Problem description:
Provide only the number of lines where "with" occurs.

* * *

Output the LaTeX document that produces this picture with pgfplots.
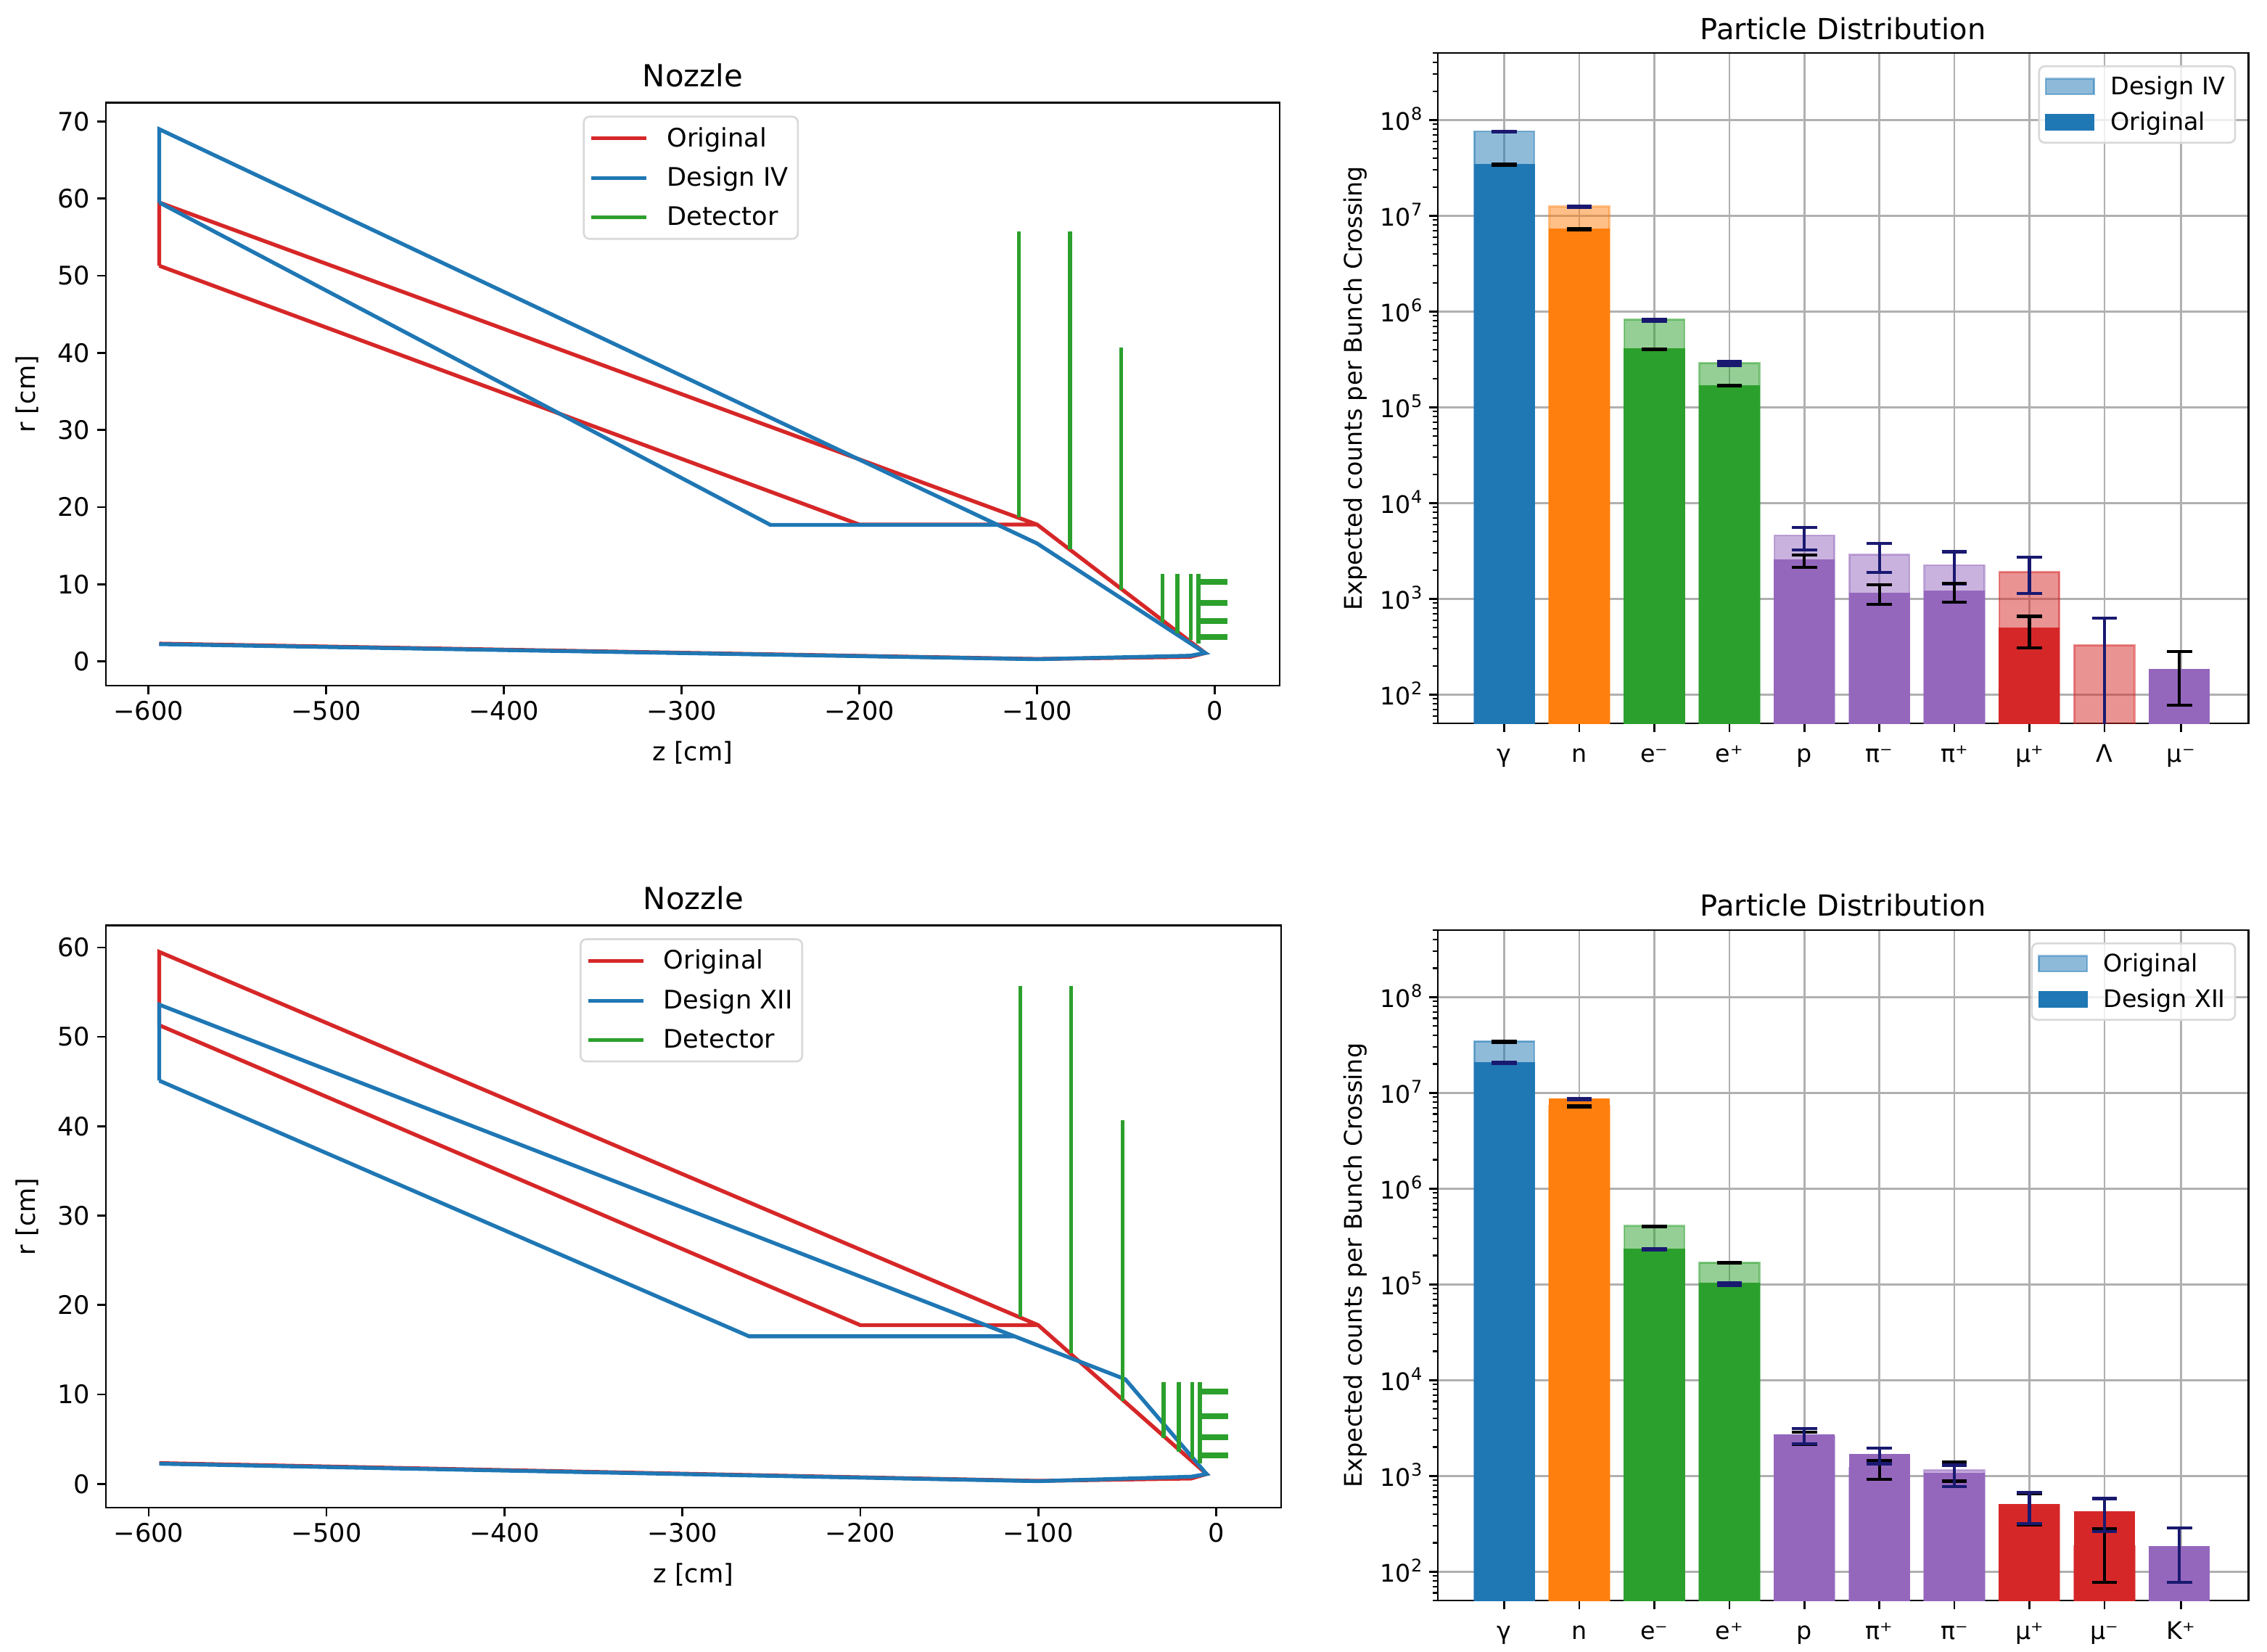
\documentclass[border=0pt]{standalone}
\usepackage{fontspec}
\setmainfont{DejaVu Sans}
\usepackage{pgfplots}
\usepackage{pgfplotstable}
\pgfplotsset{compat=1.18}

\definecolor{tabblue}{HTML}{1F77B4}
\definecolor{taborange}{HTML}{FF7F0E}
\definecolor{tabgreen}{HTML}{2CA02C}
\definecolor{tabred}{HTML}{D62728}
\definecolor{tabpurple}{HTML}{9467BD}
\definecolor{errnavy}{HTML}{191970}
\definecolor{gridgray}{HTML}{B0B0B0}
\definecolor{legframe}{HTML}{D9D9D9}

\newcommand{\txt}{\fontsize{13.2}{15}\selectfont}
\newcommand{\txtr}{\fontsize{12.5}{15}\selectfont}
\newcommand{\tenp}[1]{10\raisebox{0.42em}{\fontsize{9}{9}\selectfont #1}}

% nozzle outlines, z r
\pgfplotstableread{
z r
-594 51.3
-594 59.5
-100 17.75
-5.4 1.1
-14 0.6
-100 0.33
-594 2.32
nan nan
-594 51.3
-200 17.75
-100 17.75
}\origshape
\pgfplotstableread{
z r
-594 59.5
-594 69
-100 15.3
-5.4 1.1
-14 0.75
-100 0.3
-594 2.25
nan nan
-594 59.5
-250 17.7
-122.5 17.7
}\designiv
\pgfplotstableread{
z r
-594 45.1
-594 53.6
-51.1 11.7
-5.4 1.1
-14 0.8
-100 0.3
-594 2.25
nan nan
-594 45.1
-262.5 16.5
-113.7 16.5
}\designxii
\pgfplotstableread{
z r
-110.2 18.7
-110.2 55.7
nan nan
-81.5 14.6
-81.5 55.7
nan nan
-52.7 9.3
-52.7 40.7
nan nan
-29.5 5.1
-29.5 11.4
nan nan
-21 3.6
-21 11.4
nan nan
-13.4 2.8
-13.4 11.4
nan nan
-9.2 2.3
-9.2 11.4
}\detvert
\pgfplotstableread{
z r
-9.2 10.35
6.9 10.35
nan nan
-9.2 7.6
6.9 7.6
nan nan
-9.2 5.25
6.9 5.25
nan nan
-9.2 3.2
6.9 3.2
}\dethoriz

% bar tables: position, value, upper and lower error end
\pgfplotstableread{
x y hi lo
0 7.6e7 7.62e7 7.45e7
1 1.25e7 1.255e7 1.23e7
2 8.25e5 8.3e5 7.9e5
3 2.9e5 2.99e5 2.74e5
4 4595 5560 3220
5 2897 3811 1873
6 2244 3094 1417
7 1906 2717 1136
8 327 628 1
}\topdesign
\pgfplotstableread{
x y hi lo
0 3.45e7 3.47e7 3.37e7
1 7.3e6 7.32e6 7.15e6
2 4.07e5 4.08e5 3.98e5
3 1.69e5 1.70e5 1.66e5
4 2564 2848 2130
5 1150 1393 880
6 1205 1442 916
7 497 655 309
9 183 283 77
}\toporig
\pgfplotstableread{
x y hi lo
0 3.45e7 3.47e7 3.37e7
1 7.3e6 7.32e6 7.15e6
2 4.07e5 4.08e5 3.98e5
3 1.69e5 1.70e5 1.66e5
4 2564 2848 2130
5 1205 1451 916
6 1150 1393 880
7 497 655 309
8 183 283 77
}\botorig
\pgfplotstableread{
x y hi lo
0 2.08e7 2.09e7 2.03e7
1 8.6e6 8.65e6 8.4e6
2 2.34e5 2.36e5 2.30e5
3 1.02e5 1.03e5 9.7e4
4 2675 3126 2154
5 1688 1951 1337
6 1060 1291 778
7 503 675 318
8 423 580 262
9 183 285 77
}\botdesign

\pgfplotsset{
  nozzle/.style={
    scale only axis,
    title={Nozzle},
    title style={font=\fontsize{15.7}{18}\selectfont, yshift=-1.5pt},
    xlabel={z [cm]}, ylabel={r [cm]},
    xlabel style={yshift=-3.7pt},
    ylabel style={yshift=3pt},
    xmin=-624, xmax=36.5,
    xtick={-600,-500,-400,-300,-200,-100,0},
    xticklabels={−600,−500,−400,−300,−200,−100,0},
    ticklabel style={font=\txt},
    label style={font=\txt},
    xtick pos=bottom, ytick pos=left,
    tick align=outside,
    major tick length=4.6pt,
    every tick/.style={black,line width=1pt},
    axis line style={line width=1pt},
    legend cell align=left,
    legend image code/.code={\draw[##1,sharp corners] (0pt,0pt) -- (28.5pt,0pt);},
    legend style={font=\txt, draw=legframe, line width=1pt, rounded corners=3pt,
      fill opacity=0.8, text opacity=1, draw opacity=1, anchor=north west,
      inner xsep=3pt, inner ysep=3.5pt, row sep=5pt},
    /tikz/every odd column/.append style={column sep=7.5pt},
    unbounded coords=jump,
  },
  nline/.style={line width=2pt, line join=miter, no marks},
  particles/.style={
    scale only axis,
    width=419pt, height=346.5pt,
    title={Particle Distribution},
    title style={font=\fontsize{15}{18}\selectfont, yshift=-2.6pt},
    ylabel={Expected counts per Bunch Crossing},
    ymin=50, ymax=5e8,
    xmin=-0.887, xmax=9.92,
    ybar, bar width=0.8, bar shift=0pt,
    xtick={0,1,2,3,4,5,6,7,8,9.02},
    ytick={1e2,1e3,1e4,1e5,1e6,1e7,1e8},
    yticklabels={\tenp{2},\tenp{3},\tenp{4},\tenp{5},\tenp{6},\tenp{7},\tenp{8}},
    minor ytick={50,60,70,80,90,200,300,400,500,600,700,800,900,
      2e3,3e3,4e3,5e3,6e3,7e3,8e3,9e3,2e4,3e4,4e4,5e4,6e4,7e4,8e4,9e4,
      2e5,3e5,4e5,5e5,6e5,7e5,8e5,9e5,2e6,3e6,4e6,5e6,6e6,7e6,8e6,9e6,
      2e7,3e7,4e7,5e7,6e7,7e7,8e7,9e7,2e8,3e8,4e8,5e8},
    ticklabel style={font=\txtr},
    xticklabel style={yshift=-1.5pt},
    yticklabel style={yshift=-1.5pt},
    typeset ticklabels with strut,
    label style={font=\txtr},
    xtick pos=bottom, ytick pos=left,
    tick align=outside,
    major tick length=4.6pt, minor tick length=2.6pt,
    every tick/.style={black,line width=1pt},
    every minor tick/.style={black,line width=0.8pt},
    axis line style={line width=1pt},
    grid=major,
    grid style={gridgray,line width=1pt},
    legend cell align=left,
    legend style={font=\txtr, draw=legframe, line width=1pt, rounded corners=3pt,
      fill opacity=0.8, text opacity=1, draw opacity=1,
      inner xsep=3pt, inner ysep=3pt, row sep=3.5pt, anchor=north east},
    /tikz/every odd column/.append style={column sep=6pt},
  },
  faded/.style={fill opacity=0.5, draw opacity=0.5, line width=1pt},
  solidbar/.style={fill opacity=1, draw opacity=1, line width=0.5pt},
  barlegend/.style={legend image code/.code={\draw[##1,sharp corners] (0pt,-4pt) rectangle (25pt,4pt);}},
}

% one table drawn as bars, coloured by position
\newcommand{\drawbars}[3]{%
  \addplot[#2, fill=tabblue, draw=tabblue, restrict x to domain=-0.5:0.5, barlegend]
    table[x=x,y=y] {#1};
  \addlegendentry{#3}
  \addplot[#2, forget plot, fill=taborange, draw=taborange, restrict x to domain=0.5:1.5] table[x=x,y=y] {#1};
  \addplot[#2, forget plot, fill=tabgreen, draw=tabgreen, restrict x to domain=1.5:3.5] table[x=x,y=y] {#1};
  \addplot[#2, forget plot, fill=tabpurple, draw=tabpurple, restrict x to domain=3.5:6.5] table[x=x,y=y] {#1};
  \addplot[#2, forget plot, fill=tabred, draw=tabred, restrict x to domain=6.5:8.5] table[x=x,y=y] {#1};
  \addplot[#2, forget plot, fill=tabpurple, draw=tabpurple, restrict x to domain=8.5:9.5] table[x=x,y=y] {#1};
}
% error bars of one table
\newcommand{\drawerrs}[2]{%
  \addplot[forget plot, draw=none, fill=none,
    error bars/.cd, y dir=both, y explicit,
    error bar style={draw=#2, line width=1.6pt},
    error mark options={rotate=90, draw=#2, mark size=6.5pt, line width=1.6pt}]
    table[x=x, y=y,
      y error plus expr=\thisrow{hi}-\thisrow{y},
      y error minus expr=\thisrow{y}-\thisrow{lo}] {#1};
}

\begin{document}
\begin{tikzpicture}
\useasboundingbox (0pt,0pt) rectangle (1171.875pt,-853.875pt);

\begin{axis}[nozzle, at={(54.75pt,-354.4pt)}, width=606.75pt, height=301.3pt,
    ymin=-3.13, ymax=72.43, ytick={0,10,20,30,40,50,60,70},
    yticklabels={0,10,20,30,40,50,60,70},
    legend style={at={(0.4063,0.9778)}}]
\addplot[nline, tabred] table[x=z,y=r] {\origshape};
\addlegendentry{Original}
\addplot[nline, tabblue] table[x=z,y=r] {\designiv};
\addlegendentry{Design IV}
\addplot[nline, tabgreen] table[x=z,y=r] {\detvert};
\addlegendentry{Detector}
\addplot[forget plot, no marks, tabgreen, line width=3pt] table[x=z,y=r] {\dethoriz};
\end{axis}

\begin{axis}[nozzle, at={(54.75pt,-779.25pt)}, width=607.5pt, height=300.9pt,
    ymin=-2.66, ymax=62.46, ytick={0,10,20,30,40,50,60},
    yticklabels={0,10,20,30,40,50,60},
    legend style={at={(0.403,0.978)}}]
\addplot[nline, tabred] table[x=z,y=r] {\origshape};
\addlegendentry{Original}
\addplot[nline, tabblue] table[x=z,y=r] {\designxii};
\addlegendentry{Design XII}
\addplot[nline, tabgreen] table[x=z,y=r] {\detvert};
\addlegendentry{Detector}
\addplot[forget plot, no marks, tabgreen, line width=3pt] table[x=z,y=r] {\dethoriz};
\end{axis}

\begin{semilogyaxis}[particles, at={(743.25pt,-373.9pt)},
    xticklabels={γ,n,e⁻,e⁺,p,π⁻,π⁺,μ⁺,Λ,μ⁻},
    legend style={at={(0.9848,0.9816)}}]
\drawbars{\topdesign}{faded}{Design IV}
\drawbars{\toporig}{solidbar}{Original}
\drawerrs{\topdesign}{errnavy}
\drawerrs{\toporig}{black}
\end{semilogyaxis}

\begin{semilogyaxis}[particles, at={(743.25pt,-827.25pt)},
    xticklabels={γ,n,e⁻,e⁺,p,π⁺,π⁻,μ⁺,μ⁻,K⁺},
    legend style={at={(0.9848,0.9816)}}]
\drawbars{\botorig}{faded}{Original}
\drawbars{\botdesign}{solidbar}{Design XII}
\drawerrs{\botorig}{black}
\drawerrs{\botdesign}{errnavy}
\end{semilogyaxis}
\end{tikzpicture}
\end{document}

* * *

Answer to this problem:
2